Edit: and this take is interesting: https://news.ycombinator.com/item?id=45303908. It might even be a happy ending for her.

RajT88 4 days ago | parent | prev | next [-]

In the New Testament, Jesus had a lot to say about wealth and power being bad. This feels like a reference to all that.

In my head, all that Sunday school I had internalized as a kid makes me think, "This is not the kind of church Jesus would preach at" when I see a really nice church where wealthy people attend.

Some Christians talk about "mammonites" or "the cult of mammon":

https://en.wikipedia.org/wiki/Mammon

zubiaur 4 days ago | parent | next [-]

Old too: But the people refused to listen to the voice of Samuel; they said, “No! but we are determined to have a king over us, so that we also may be like other nations, and that our king may govern us and go out before us and fight our battles.”

Brendinooo 4 days ago | parent | prev | next [-]

I don't think it's as simple as "wealth and power being bad". More that

- wealth and power are not reliable proxies for favor and righteousness (as many in Jesus's day thought)

- wealth and power come with unique temptations

Jesus also said "make friends for yourselves by means of unrighteous wealth, so that when it fails they may receive you into the eternal dwellings" and there's a bunch of proverbs that talk about how the diligent prosper.

A lot of wealthy people are really generous.

IAmBroom 4 days ago | parent [-]

I think Jesus is really, really, really unequivocal about wealth being bad.
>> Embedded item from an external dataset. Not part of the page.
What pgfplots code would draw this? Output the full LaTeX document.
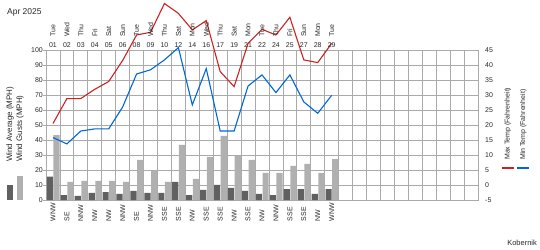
\documentclass[border=0pt]{standalone}
\usepackage{fontspec}
\setmainfont{Liberation Sans}
\usepackage{pgfplots}
\pgfplotsset{compat=1.18}
\definecolor{gridgray}{RGB}{170,170,170}
\definecolor{darkbar}{RGB}{96,96,96}
\definecolor{lightbar}{RGB}{176,176,176}
\definecolor{maxred}{RGB}{204,34,34}
\definecolor{minblue}{RGB}{0,102,221}
\definecolor{txt}{RGB}{40,40,40}
\newcommand{\tf}{\fontsize{7}{8}\selectfont}
\begin{document}
\begin{tikzpicture}
\path[use as bounding box] (-46bp,-50bp) rectangle (494bp,200bp);
\begin{axis}[
  at={(0,0)}, anchor=south west, width=432bp, height=150bp, scale only axis,
  xmin=0, xmax=31, ymin=0, ymax=100,
  xtick={1,...,30}, xticklabels={}, xmajorgrids,
  ytick={0,10,...,100}, ymajorgrids,
  ytick pos=left, tick align=outside, major tick length=3bp,
  xtick style={draw=none},
  ytick style={draw=gridgray, line width=0.8bp},
  axis line style={draw=gridgray, line width=0.8bp},
  grid style={draw=gridgray, line width=0.8bp},
  yticklabel style={font=\tf, text=txt, inner sep=0pt},
  /pgf/number format/assume math mode=true,
  clip=false,
]
\addplot[ybar, bar width=6.2bp, bar shift=0pt, fill=darkbar, draw=none] coordinates {
(0.28,15.5) (1.28,3.3) (2.28,2.7) (3.28,4.7) (4.28,5.3) (5.28,4.0) (6.28,6.0)
(7.28,4.7) (8.28,4.7) (9.28,12.0) (10.28,3.3) (11.28,6.7) (12.28,10.0) (13.28,8.0)
(14.28,6.0) (15.28,4.0) (16.28,3.3) (17.28,7.3) (18.28,7.3) (19.28,4.0) (20.28,7.3)};
\addplot[ybar, bar width=6.2bp, bar shift=0pt, fill=lightbar, draw=none] coordinates {
(0.76,43.3) (1.76,12.0) (2.76,12.7) (3.76,12.7) (4.76,12.7) (5.76,12.0) (6.76,26.7)
(7.76,19.8) (8.76,12.0) (9.76,36.7) (10.76,14.0) (11.76,28.7) (12.76,42.7) (13.76,29.3)
(14.76,26.7) (15.76,18.0) (16.76,18.0) (17.76,22.7) (18.76,24.0) (19.76,18.0) (20.76,27.3)};
\end{axis}
\begin{axis}[
  at={(0,0)}, anchor=south west, width=432bp, height=150bp, scale only axis,
  xmin=0, xmax=31, ymin=-5, ymax=45,
  hide x axis, axis line style={draw=none},
  ytick={-5,0,...,45}, ytick pos=right, yticklabel pos=right,
  ytick style={draw=none},
  yticklabel style={font=\tf, text=txt, inner sep=0pt, xshift=7bp},
  /pgf/number format/assume math mode=true,
  clip=false,
]
\addplot[maxred, line width=1.1bp, mark=none] coordinates {
(0.5,20.5) (1.5,28.8) (2.5,28.8) (3.5,31.9) (4.5,34.5) (5.5,41.5) (6.5,50.0)
(7.5,50.9) (8.5,60.5) (9.5,57.2) (10.5,51.7) (11.5,54.8) (12.5,37.8) (13.5,32.8)
(14.5,47.2) (15.5,51.9) (16.5,50.0) (17.5,55.9) (18.5,41.7) (19.5,40.8) (20.5,47.2)};
\addplot[minblue, line width=1.1bp, mark=none] coordinates {
(0.5,15.8) (1.5,13.7) (2.5,18.0) (3.5,18.7) (4.5,18.7) (5.5,26.0) (6.5,37.0)
(7.5,38.4) (8.5,41.7) (9.5,45.8) (10.5,26.7) (11.5,38.8) (12.5,18.0) (13.5,18.0)
(14.5,33.0) (15.5,36.7) (16.5,30.8) (17.5,36.7) (18.5,27.7) (19.5,23.9) (20.5,29.9)};
\end{axis}
\foreach \dn/\dt/\wdir [count=\i from 0] in {Tue/01/WNW, Wed/02/SE, Thu/03/NNW, Fri/04/NW, Sat/05/NW, Sun/06/NNW, Tue/08/SE, Wed/09/NNW, Thu/10/SSE, Sat/12/SSE, Mon/14/NW, Wed/16/SSE, Thu/17/SSE, Sat/19/NW, Mon/21/SSE, Tue/22/NW, Thu/24/NNW, Fri/25/SSE, Sun/27/SSE, Mon/28/NW, Tue/29/WNW}{
  \pgfmathsetmacro\xx{(\i+0.5)*432/31}
  \node[rotate=90, anchor=west, inner sep=0pt, font=\tf, text=txt] at (\xx bp,163bp) {\dn};
  \node[inner sep=0pt, font=\tf, text=txt] at (\xx bp,155bp) {\dt};
  \node[rotate=90, anchor=west, inner sep=0pt, font=\tf, text=txt] at (\xx bp,-21.5bp) {\wdir};
}
% left legend
\fill[darkbar] (-39bp,0bp) rectangle (-33bp,15bp);
\fill[lightbar] (-29bp,0bp) rectangle (-23bp,24bp);
\node[rotate=90, anchor=west, inner sep=0pt, font=\fontsize{8}{9}\selectfont, text=txt] at (-36bp,38bp) {Wind Average (MPH)};
\node[rotate=90, anchor=west, inner sep=0pt, font=\fontsize{8}{9}\selectfont, text=txt] at (-26bp,38bp) {Wind Gusts (MPH)};
% right legend
\draw[maxred, line width=2bp] (456bp,31.7bp) -- (468bp,31.7bp);
\draw[minblue, line width=2bp] (471bp,31.7bp) -- (483bp,31.7bp);
\node[rotate=90, anchor=west, inner sep=0pt, font=\fontsize{7}{8}\selectfont, text=txt] at (461.7bp,40bp) {Max Temp (Fahrenheit)};
\node[rotate=90, anchor=west, inner sep=0pt, font=\fontsize{7}{8}\selectfont, text=txt] at (477.3bp,40bp) {Min Temp (Fahrenheit)};
% title and credit
\node[anchor=west, inner sep=0pt, font=\fontsize{8.5}{10}\selectfont, text=txt] at (-39bp,188bp) {Apr 2025};
\node[anchor=east, inner sep=0pt, font=\fontsize{7.5}{9}\selectfont, text=txt] at (491bp,-43bp) {Kobernik};
\end{tikzpicture}
\end{document}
And Luke 16:9, which you quoted, is taken out of context.

> A lot of wealthy people are really generous.

Not so much that they give away all that they have, as Jesus commanded. So, more like "kinda really generous, but not enough that it hurts".

[I am an atheist, but I will not stand for antithetical repurposing of religious texts.]

Brendinooo 20 hours ago | parent [-]

>And Luke 16:9, which you quoted, is taken out of context.

What context am I missing?

>Not so much that they give away all that they have, as Jesus commanded

Matthew 19:16-30, which you're quoting, is taken out of context.

https://www.desiringgod.org/interviews/does-jesus-teach-us-t...

potato3732842 4 days ago | parent | prev [-]

Pretty much every society ever has the same things to say about how wealth/power enables people to behave poorly.

dtf 4 days ago | parent | prev | next [-]

The punchline left me wondering why the wife didn't simply ask for something else after being returned to the filthy shack. Had she finally found contentment or enlightenment? Did the flounder finally call time?

the_gipsy 4 days ago | parent | prev | next [-]

We don't know exactly. Maybe the fish silently punished the wife. Maybe god would simply live a simple life.

Only God knows.

IAmBroom 4 days ago | parent [-]

Ooh, I like that possibility.

Maybe she spent a near-eternity in agony with all that power and responsibility, and wished it all away. "Genie...er, Fish, make me an all-powerful fish!!!"

graemep 4 days ago | parent | prev [-]

Maybe the ambiguity is part of what makes it a good story?